** begin **

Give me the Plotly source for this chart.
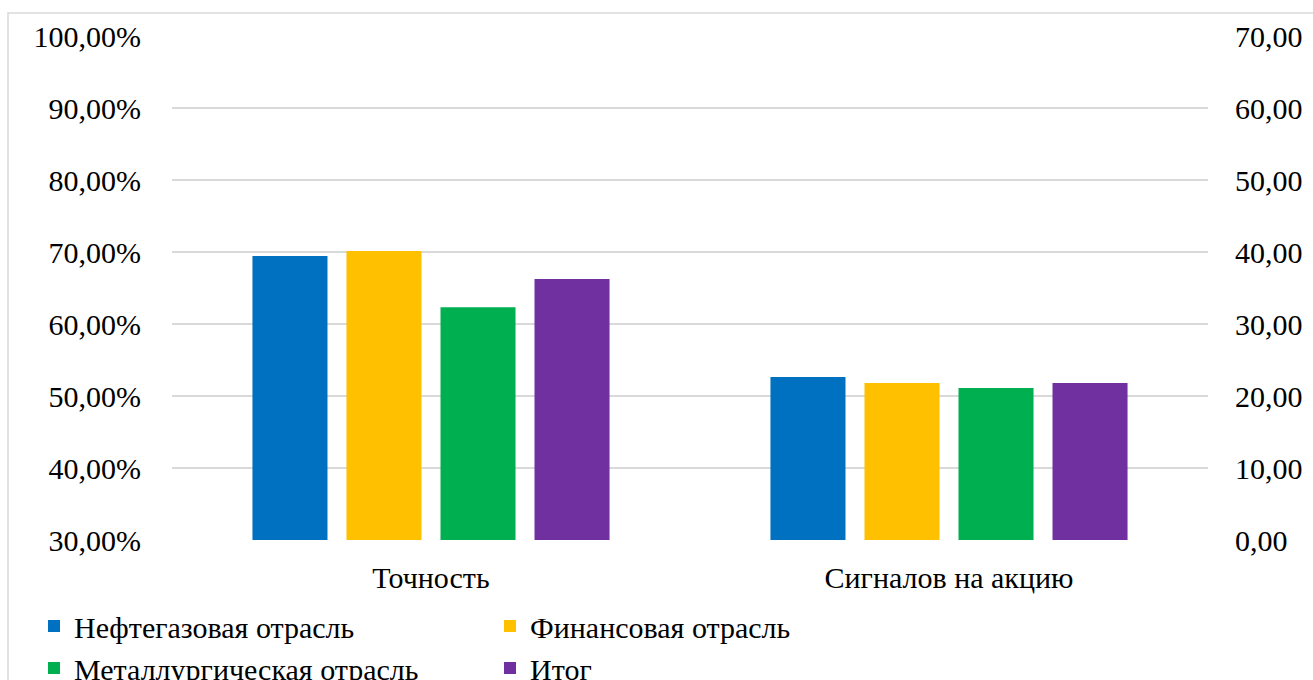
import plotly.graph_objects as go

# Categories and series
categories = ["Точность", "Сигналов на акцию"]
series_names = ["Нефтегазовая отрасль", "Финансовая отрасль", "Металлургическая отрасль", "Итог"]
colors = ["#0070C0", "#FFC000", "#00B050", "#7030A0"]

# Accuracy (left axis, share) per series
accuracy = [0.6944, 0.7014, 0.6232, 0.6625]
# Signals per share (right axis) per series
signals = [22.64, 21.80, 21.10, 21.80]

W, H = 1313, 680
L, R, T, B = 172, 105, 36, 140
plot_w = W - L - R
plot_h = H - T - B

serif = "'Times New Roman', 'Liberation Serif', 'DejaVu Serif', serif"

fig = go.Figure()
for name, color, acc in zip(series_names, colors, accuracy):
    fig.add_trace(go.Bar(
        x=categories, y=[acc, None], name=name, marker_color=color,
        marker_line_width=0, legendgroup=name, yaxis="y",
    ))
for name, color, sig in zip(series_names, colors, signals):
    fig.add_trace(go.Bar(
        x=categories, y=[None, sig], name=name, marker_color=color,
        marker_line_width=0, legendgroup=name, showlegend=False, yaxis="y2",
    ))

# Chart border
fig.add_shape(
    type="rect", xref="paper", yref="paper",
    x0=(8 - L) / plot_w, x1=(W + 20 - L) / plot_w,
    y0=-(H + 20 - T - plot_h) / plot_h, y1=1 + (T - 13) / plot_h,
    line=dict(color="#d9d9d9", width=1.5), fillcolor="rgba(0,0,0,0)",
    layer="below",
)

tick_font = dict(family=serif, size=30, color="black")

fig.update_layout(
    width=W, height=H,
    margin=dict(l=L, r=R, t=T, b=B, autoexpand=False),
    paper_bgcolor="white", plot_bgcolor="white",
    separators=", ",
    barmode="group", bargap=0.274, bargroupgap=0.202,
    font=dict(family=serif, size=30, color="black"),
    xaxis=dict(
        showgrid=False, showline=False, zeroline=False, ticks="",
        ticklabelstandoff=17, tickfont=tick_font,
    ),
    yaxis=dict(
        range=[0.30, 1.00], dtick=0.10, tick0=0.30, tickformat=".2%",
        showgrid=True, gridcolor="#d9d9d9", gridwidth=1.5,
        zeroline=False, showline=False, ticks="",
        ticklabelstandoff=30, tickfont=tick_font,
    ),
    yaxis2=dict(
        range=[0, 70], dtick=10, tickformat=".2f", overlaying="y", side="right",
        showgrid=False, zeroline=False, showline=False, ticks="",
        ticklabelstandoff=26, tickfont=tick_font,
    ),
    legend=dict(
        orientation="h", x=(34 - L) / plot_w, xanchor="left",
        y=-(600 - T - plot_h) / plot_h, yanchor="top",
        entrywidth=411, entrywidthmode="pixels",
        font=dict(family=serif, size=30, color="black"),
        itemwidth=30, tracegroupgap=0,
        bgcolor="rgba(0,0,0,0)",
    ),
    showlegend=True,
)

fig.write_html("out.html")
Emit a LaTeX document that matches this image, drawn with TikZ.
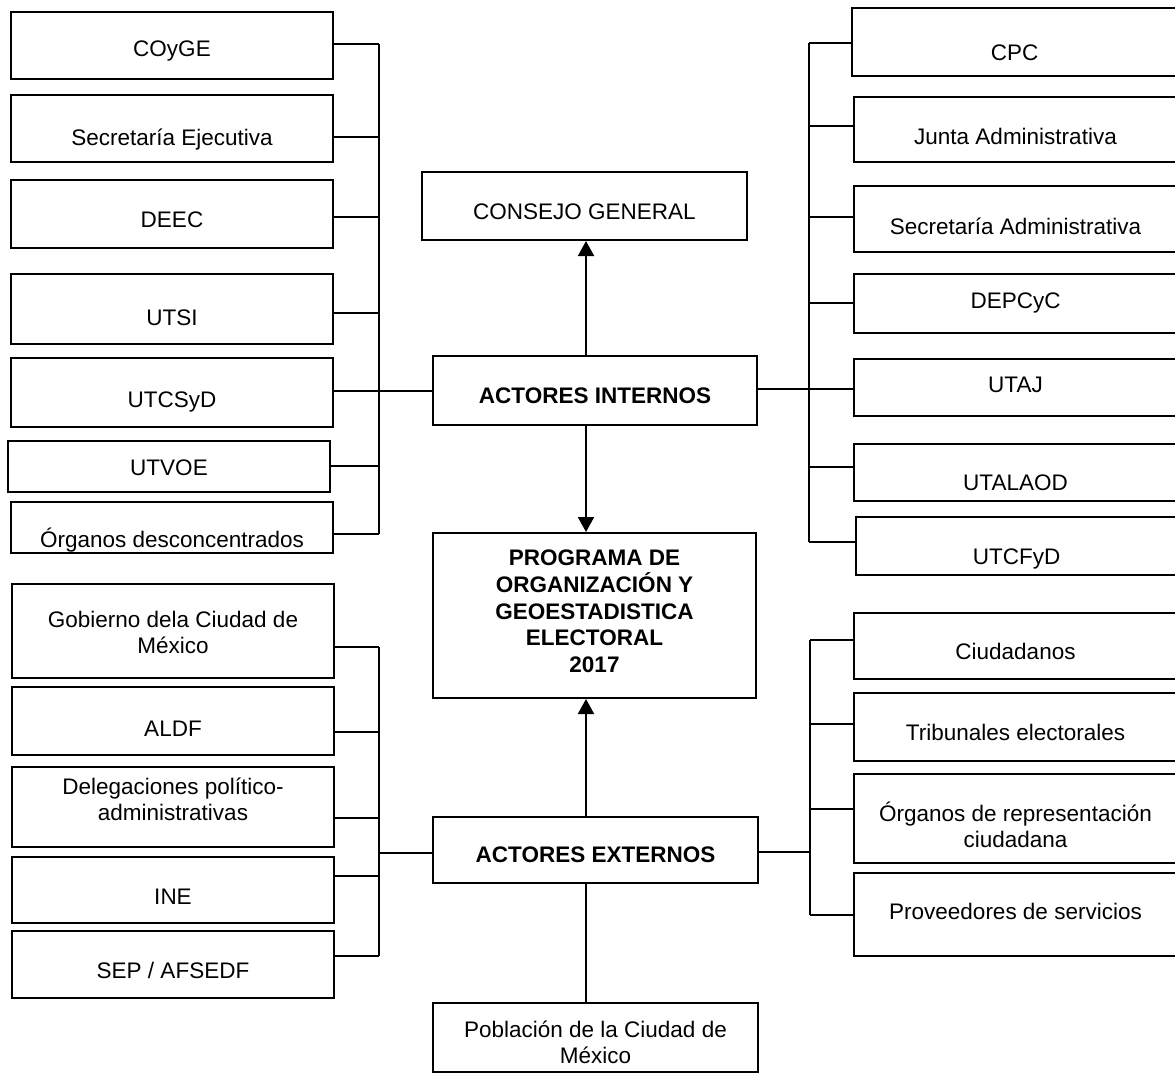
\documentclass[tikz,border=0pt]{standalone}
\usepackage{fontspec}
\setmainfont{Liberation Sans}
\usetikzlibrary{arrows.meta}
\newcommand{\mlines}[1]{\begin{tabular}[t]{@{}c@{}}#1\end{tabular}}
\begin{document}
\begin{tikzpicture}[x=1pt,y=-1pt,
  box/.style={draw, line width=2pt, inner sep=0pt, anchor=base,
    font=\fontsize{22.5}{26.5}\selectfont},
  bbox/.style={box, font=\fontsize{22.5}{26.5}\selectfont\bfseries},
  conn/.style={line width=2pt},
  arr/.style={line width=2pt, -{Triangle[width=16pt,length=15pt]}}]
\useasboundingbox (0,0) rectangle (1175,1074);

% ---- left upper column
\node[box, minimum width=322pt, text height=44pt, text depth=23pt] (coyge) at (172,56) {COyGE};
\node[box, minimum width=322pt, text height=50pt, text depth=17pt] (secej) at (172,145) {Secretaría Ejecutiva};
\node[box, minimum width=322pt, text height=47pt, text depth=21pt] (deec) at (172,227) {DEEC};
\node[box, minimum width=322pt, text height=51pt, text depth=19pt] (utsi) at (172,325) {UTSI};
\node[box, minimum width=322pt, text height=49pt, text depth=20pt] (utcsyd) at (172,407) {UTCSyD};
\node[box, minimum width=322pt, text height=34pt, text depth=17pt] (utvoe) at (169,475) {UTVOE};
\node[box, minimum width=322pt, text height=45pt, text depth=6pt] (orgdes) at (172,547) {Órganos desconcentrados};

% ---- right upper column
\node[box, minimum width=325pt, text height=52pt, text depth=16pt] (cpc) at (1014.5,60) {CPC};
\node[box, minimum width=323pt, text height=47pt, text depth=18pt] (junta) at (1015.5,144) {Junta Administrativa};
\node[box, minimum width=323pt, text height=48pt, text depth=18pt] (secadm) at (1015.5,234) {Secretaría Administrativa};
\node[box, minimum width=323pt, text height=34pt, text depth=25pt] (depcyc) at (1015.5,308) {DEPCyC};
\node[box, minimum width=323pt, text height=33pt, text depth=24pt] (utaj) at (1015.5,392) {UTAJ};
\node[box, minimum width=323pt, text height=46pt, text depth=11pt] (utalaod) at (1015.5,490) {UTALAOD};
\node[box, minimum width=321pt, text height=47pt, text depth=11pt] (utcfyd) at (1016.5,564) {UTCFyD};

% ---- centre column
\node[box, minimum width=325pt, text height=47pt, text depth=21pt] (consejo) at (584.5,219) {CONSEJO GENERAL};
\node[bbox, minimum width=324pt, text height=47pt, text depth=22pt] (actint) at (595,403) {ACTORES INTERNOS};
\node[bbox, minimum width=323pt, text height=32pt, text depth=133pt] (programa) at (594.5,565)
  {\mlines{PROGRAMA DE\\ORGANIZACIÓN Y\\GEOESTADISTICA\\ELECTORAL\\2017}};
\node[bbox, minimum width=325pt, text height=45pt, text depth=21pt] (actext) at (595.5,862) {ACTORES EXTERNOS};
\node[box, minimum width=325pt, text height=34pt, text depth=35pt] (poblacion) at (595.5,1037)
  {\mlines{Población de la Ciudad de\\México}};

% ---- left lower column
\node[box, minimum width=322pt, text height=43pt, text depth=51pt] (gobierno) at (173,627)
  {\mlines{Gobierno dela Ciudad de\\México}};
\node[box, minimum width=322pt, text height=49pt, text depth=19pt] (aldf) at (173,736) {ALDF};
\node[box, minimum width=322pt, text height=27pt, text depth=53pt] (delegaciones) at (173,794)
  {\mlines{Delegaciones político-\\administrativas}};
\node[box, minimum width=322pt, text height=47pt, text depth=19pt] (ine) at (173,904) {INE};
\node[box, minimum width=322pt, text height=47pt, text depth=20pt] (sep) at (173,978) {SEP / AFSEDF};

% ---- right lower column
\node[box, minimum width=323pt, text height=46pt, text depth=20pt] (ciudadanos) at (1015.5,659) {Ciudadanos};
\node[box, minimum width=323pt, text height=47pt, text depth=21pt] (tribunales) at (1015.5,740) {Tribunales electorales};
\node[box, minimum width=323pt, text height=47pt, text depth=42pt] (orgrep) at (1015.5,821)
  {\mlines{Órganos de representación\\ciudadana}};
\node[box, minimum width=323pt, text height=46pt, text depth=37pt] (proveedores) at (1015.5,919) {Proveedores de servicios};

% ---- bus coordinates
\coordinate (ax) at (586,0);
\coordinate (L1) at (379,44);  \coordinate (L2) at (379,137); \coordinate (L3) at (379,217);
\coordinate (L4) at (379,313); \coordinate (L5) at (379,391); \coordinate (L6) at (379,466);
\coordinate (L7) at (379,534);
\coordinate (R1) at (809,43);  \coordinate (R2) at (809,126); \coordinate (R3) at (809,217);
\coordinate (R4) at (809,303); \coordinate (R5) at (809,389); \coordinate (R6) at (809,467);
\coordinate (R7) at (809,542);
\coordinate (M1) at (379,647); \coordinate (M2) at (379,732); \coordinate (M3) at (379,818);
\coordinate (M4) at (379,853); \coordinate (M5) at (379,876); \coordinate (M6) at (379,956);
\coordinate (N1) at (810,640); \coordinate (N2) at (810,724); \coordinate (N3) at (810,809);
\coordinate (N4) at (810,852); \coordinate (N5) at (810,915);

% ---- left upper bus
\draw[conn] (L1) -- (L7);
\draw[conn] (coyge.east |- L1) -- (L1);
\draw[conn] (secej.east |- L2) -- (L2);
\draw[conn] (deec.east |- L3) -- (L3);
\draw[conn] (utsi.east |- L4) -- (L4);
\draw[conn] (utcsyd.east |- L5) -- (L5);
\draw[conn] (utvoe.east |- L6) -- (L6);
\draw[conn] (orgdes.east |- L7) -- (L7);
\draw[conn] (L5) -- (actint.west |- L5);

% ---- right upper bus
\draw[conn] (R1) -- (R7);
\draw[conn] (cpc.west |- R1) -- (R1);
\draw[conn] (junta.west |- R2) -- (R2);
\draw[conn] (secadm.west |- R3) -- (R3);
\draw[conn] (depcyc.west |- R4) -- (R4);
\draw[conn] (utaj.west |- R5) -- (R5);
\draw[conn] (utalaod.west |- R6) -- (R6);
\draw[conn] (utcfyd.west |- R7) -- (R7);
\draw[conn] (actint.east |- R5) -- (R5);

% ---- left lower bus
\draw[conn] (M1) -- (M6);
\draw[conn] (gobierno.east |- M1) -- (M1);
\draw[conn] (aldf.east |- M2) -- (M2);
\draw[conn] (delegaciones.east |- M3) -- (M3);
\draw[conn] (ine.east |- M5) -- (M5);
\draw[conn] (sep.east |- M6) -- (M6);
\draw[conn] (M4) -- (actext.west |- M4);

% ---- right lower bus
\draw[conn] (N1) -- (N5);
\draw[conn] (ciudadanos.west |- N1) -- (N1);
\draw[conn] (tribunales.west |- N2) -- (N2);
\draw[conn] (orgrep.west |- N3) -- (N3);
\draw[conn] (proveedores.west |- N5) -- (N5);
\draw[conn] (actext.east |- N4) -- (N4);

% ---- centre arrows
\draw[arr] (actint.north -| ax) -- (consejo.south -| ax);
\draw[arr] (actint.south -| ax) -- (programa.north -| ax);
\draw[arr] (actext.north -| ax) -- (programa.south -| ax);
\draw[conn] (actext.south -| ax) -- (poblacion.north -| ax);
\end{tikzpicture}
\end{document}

** end **

Leave out the pictures. Transcribe only the lines above, from the first through the one that contains "signals = [22.64, 21.80, 21.10, 21.80]".

Give me the Plotly source for this chart.
import plotly.graph_objects as go

# Categories and series
categories = ["Точность", "Сигналов на акцию"]
series_names = ["Нефтегазовая отрасль", "Финансовая отрасль", "Металлургическая отрасль", "Итог"]
colors = ["#0070C0", "#FFC000", "#00B050", "#7030A0"]

# Accuracy (left axis, share) per series
accuracy = [0.6944, 0.7014, 0.6232, 0.6625]
# Signals per share (right axis) per series
signals = [22.64, 21.80, 21.10, 21.80]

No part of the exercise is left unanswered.